**THE RECORDS:**
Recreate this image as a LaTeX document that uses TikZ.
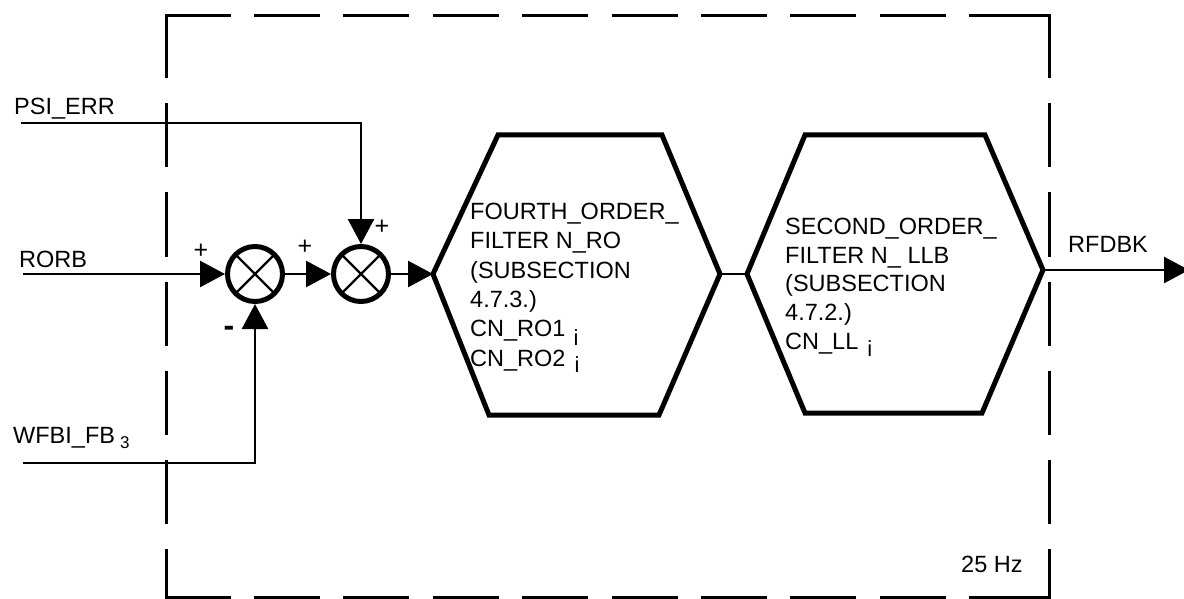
\documentclass[tikz,border=0pt]{standalone}
\usepackage{fontspec}
\setmainfont{Liberation Sans}
\usetikzlibrary{arrows.meta}
\tikzset{
  conn/.style={line width=2.5pt},
  arr/.style={conn, -{Triangle[length=25pt,width=26pt]}},
  sumnode/.style={circle, draw, line width=5pt, minimum size=55pt, inner sep=0pt},
  crossline/.style={line width=2.4pt},
  hexline/.style={line width=5pt, line join=miter},
  lbl/.style={inner sep=0pt, anchor=base west, font=\fontsize{23.5}{29.4}\selectfont},
  hextext/.style={inner sep=0pt, anchor=north west, align=left},
  sign/.style={inner sep=0pt, font=\fontsize{25}{25}\selectfont},
  hframe/.style={line width=3pt, line cap=rect, dash pattern=on 63pt off 26.4pt},
  vframe/.style={line width=3pt, line cap=rect, dash pattern=on 61pt off 28pt},
  solidframe/.style={line width=3pt, line cap=rect},
}
\begin{document}
\begin{tikzpicture}[x=1pt,y=-1pt]
\useasboundingbox (0,0) rectangle (1184,599);
% frame
\draw[hframe] (166,16) -- (1049,16);
\draw[hframe] (166,597) -- (1049,597);
\draw[solidframe] (1032,16) -- (1049,16);
\draw[solidframe] (1032,597) -- (1049,597);
\draw[vframe] (166,16) -- (166,597);
\draw[vframe] (1049,16) -- (1049,597);
\node[lbl] (lhz) at (961,572) {25 Hz};

% coordinates
\coordinate (psi) at (21,123);
\coordinate (rorb) at (23,274);
\coordinate (wfbi) at (23,463);
\coordinate (out) at (1189,270);

% hexagon 1
\coordinate (h1w) at (433,274);
\coordinate (h1nw) at (498,135);
\coordinate (h1ne) at (662,135);
\coordinate (h1e) at (720,274);
\coordinate (h1se) at (659,415);
\coordinate (h1sw) at (489,415);
\draw[hexline] (h1w) -- (h1nw) -- (h1ne) -- (h1e) -- (h1se) -- (h1sw) -- cycle;
% hexagon 2
\coordinate (h2w) at (747,274);
\coordinate (h2nw) at (805,135);
\coordinate (h2ne) at (985,135);
\coordinate (h2e) at (1043,270);
\coordinate (h2se) at (982,413);
\coordinate (h2sw) at (805,413);
\draw[hexline] (h2w) -- (h2nw) -- (h2ne) -- (h2e) -- (h2se) -- (h2sw) -- cycle;

% summing junctions
\node[sumnode] (c1) at (255,274) {};
\node[sumnode] (c2) at (361,274) {};
\draw[crossline] (c1.center) +(-19,-19) -- +(19,19);
\draw[crossline] (c1.center) +(-19,19) -- +(19,-19);
\draw[crossline] (c2.center) +(-19,-19) -- +(19,19);
\draw[crossline] (c2.center) +(-19,19) -- +(19,-19);

% connectors
\draw[arr] (rorb) -- (c1);
\draw[arr] (wfbi) -| (c1);
\draw[arr] (c1) -- (c2);
\draw[arr] (psi) -| (c2);
\draw[arr] (c2) -- (h1w);
\draw[conn] (h1e) -- (h2w);
\draw[arr] (h2e) -- (out);

% labels
\node[lbl] (lpsi) at (14,115) {PSI\_ERR};
\node[lbl] (lrorb) at (19,267) {RORB};
\node[lbl] (lwfbi) at (13,443) {WFBI\_FB\hspace{5pt}\raisebox{-5pt}{\fontsize{17}{17}\selectfont 3}};
\node[lbl] (lrfdbk) at (1068,252) {RFDBK};

\node[sign] (p1) at (201,251) {+};
\node[sign] (p2) at (305,247) {+};
\node[sign] (p3) at (382,227) {+};
\node[sign, font=\fontsize{32}{32}\selectfont\bfseries] (m1) at (229,331) {-};

% hexagon texts
\node[hextext, font=\fontsize{23.5}{29.4}\selectfont] (t1) at (470,202.6)
  {FOURTH\_ORDER\_\\FILTER N\_RO\\(SUBSECTION\\4.7.3.)\\CN\_RO1\hspace{8pt}\raisebox{-9pt}{\fontsize{22}{22}\selectfont i}\\CN\_RO2\hspace{9pt}\raisebox{-6pt}{\fontsize{22}{22}\selectfont i}};
\node[hextext, font=\fontsize{23.5}{28.8}\selectfont] (t2) at (785,217.6)
  {SECOND\_ORDER\_\\FILTER N\_ LLB\\(SUBSECTION\\4.7.2.)\\CN\_LL\hspace{9pt}\raisebox{-7pt}{\fontsize{22}{22}\selectfont i}};
\end{tikzpicture}
\end{document}
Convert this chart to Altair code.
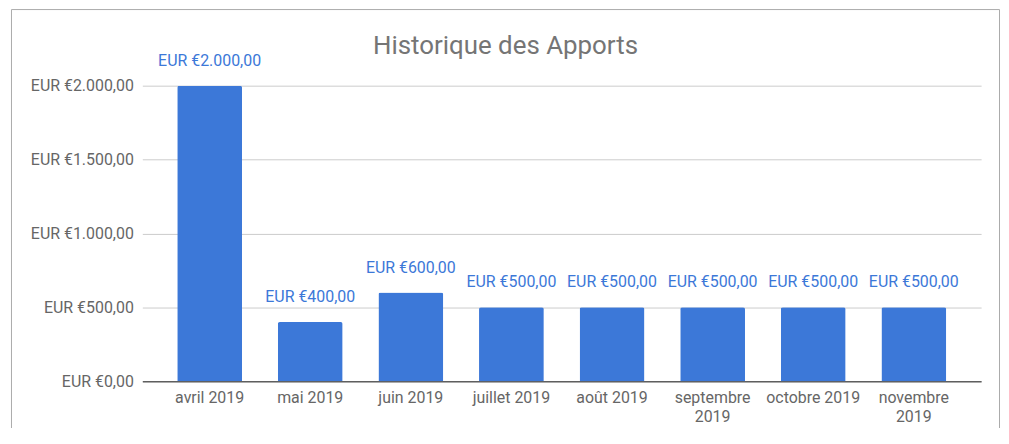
import altair as alt
import pandas as pd

months = ["avril 2019", "mai 2019", "juin 2019", "juillet 2019", "août 2019",
          "septembre 2019", "octobre 2019", "novembre 2019"]
values = [2000, 400, 600, 500, 500, 500, 500, 500]
y_ticks = [0, 500, 1000, 1500, 2000]
title_text = "Historique des Apports"

df = pd.DataFrame({"mois": months, "apport": values})

FONT = "Roboto"
BLUE = "#3c78d8"
GREY = "#666666"

eur = "'EUR €' + replace(replace(replace(format({v}, ',.2f'), ',', ' '), '.', ','), ' ', '.')"

base = alt.Chart(df).encode(
    x=alt.X("mois:N", sort=None, title=None,
            scale=alt.Scale(paddingInner=0.356, paddingOuter=0.347),
            axis=alt.Axis(labelAngle=0, ticks=False, domain=True, domainColor="#5f5f5f",
                          domainWidth=1.5, labelPadding=8, labelFontSize=16,
                          labelColor=GREY, labelFont=FONT, labelLineHeight=20,
                          labelExpr="length(datum.label) > 12 ? split(datum.label, ' ') : datum.label")),
    y=alt.Y("apport:Q", title=None,
            scale=alt.Scale(domain=[0, 2000]),
            axis=alt.Axis(values=y_ticks, ticks=False, domain=False, gridColor="#cccccc",
                          labelPadding=9, labelFontSize=16, labelColor=GREY, labelFont=FONT,
                          labelExpr=eur.format(v="datum.value"))),
)

bars = base.mark_bar(color=BLUE, cornerRadiusTopLeft=2, cornerRadiusTopRight=2)

labels = base.transform_calculate(
    lab=eur.format(v="datum.apport")
).mark_text(baseline="middle", dy=-25, fontSize=16, font=FONT, color=BLUE).encode(text="lab:N")

title = alt.Chart(pd.DataFrame({"t": [title_text]})).mark_text(
    align="center", baseline="middle", fontSize=26, font=FONT, color="#757575"
).encode(text="t:N", x=alt.value(365), y=alt.value(-40))

border = alt.Chart(pd.DataFrame({"b": [1]})).mark_rect(
    fillOpacity=0, stroke="#aaaaaa", strokeWidth=1
).encode(x=alt.value(-131.5), x2=alt.value(861.5), y=alt.value(-76.5), y2=alt.value(380))

chart = alt.layer(border, bars, labels, title).properties(
    width=843, height=297,
    padding={"left": 135, "top": 77, "right": 20, "bottom": 46},
    autosize=alt.AutoSizeParams(type="none"),
).configure_view(stroke=None)

chart.save("out.html", embed_options={"renderer": "svg", "actions": False})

**SHORT PROBLEM:** Transcribe the complete set of entries verbatim. No pictures belong in the copy.

**SOLUTION FOR THIS TASK:**
Recreate this image as a LaTeX document that uses TikZ.
\documentclass[tikz,border=0pt]{standalone}
\usepackage{fontspec}
\setmainfont{Liberation Sans}
\usetikzlibrary{arrows.meta}
\tikzset{
  conn/.style={line width=2.5pt},
  arr/.style={conn, -{Triangle[length=25pt,width=26pt]}},
  sumnode/.style={circle, draw, line width=5pt, minimum size=55pt, inner sep=0pt},
  crossline/.style={line width=2.4pt},
  hexline/.style={line width=5pt, line join=miter},
  lbl/.style={inner sep=0pt, anchor=base west, font=\fontsize{23.5}{29.4}\selectfont},
  hextext/.style={inner sep=0pt, anchor=north west, align=left},
  sign/.style={inner sep=0pt, font=\fontsize{25}{25}\selectfont},
  hframe/.style={line width=3pt, line cap=rect, dash pattern=on 63pt off 26.4pt},
  vframe/.style={line width=3pt, line cap=rect, dash pattern=on 61pt off 28pt},
  solidframe/.style={line width=3pt, line cap=rect},
}
\begin{document}
\begin{tikzpicture}[x=1pt,y=-1pt]
\useasboundingbox (0,0) rectangle (1184,599);
% frame
\draw[hframe] (166,16) -- (1049,16);
\draw[hframe] (166,597) -- (1049,597);
\draw[solidframe] (1032,16) -- (1049,16);
\draw[solidframe] (1032,597) -- (1049,597);
\draw[vframe] (166,16) -- (166,597);
\draw[vframe] (1049,16) -- (1049,597);
\node[lbl] (lhz) at (961,572) {25 Hz};

% coordinates
\coordinate (psi) at (21,123);
\coordinate (rorb) at (23,274);
\coordinate (wfbi) at (23,463);
\coordinate (out) at (1189,270);

% hexagon 1
\coordinate (h1w) at (433,274);
\coordinate (h1nw) at (498,135);
\coordinate (h1ne) at (662,135);
\coordinate (h1e) at (720,274);
\coordinate (h1se) at (659,415);
\coordinate (h1sw) at (489,415);
\draw[hexline] (h1w) -- (h1nw) -- (h1ne) -- (h1e) -- (h1se) -- (h1sw) -- cycle;
% hexagon 2
\coordinate (h2w) at (747,274);
\coordinate (h2nw) at (805,135);
\coordinate (h2ne) at (985,135);
\coordinate (h2e) at (1043,270);
\coordinate (h2se) at (982,413);
\coordinate (h2sw) at (805,413);
\draw[hexline] (h2w) -- (h2nw) -- (h2ne) -- (h2e) -- (h2se) -- (h2sw) -- cycle;

% summing junctions
\node[sumnode] (c1) at (255,274) {};
\node[sumnode] (c2) at (361,274) {};
\draw[crossline] (c1.center) +(-19,-19) -- +(19,19);
\draw[crossline] (c1.center) +(-19,19) -- +(19,-19);
\draw[crossline] (c2.center) +(-19,-19) -- +(19,19);
\draw[crossline] (c2.center) +(-19,19) -- +(19,-19);

% connectors
\draw[arr] (rorb) -- (c1);
\draw[arr] (wfbi) -| (c1);
\draw[arr] (c1) -- (c2);
\draw[arr] (psi) -| (c2);
\draw[arr] (c2) -- (h1w);
\draw[conn] (h1e) -- (h2w);
\draw[arr] (h2e) -- (out);

% labels
\node[lbl] (lpsi) at (14,115) {PSI\_ERR};
\node[lbl] (lrorb) at (19,267) {RORB};
\node[lbl] (lwfbi) at (13,443) {WFBI\_FB\hspace{5pt}\raisebox{-5pt}{\fontsize{17}{17}\selectfont 3}};
\node[lbl] (lrfdbk) at (1068,252) {RFDBK};

\node[sign] (p1) at (201,251) {+};
\node[sign] (p2) at (305,247) {+};
\node[sign] (p3) at (382,227) {+};
\node[sign, font=\fontsize{32}{32}\selectfont\bfseries] (m1) at (229,331) {-};

% hexagon texts
\node[hextext, font=\fontsize{23.5}{29.4}\selectfont] (t1) at (470,202.6)
  {FOURTH\_ORDER\_\\FILTER N\_RO\\(SUBSECTION\\4.7.3.)\\CN\_RO1\hspace{8pt}\raisebox{-9pt}{\fontsize{22}{22}\selectfont i}\\CN\_RO2\hspace{9pt}\raisebox{-6pt}{\fontsize{22}{22}\selectfont i}};
\node[hextext, font=\fontsize{23.5}{28.8}\selectfont] (t2) at (785,217.6)
  {SECOND\_ORDER\_\\FILTER N\_ LLB\\(SUBSECTION\\4.7.2.)\\CN\_LL\hspace{9pt}\raisebox{-7pt}{\fontsize{22}{22}\selectfont i}};
\end{tikzpicture}
\end{document}
Convert this chart to Altair code.
import altair as alt
import pandas as pd

months = ["avril 2019", "mai 2019", "juin 2019", "juillet 2019", "août 2019",
          "septembre 2019", "octobre 2019", "novembre 2019"]
values = [2000, 400, 600, 500, 500, 500, 500, 500]
y_ticks = [0, 500, 1000, 1500, 2000]
title_text = "Historique des Apports"

df = pd.DataFrame({"mois": months, "apport": values})

FONT = "Roboto"
BLUE = "#3c78d8"
GREY = "#666666"

eur = "'EUR €' + replace(replace(replace(format({v}, ',.2f'), ',', ' '), '.', ','), ' ', '.')"

base = alt.Chart(df).encode(
    x=alt.X("mois:N", sort=None, title=None,
            scale=alt.Scale(paddingInner=0.356, paddingOuter=0.347),
            axis=alt.Axis(labelAngle=0, ticks=False, domain=True, domainColor="#5f5f5f",
                          domainWidth=1.5, labelPadding=8, labelFontSize=16,
                          labelColor=GREY, labelFont=FONT, labelLineHeight=20,
                          labelExpr="length(datum.label) > 12 ? split(datum.label, ' ') : datum.label")),
    y=alt.Y("apport:Q", title=None,
            scale=alt.Scale(domain=[0, 2000]),
            axis=alt.Axis(values=y_ticks, ticks=False, domain=False, gridColor="#cccccc",
                          labelPadding=9, labelFontSize=16, labelColor=GREY, labelFont=FONT,
                          labelExpr=eur.format(v="datum.value"))),
)

bars = base.mark_bar(color=BLUE, cornerRadiusTopLeft=2, cornerRadiusTopRight=2)

labels = base.transform_calculate(
    lab=eur.format(v="datum.apport")
).mark_text(baseline="middle", dy=-25, fontSize=16, font=FONT, color=BLUE).encode(text="lab:N")

title = alt.Chart(pd.DataFrame({"t": [title_text]})).mark_text(
    align="center", baseline="middle", fontSize=26, font=FONT, color="#757575"
).encode(text="t:N", x=alt.value(365), y=alt.value(-40))

border = alt.Chart(pd.DataFrame({"b": [1]})).mark_rect(
    fillOpacity=0, stroke="#aaaaaa", strokeWidth=1
).encode(x=alt.value(-131.5), x2=alt.value(861.5), y=alt.value(-76.5), y2=alt.value(380))

chart = alt.layer(border, bars, labels, title).properties(
    width=843, height=297,
    padding={"left": 135, "top": 77, "right": 20, "bottom": 46},
    autosize=alt.AutoSizeParams(type="none"),
).configure_view(stroke=None)

chart.save("out.html", embed_options={"renderer": "svg", "actions": False})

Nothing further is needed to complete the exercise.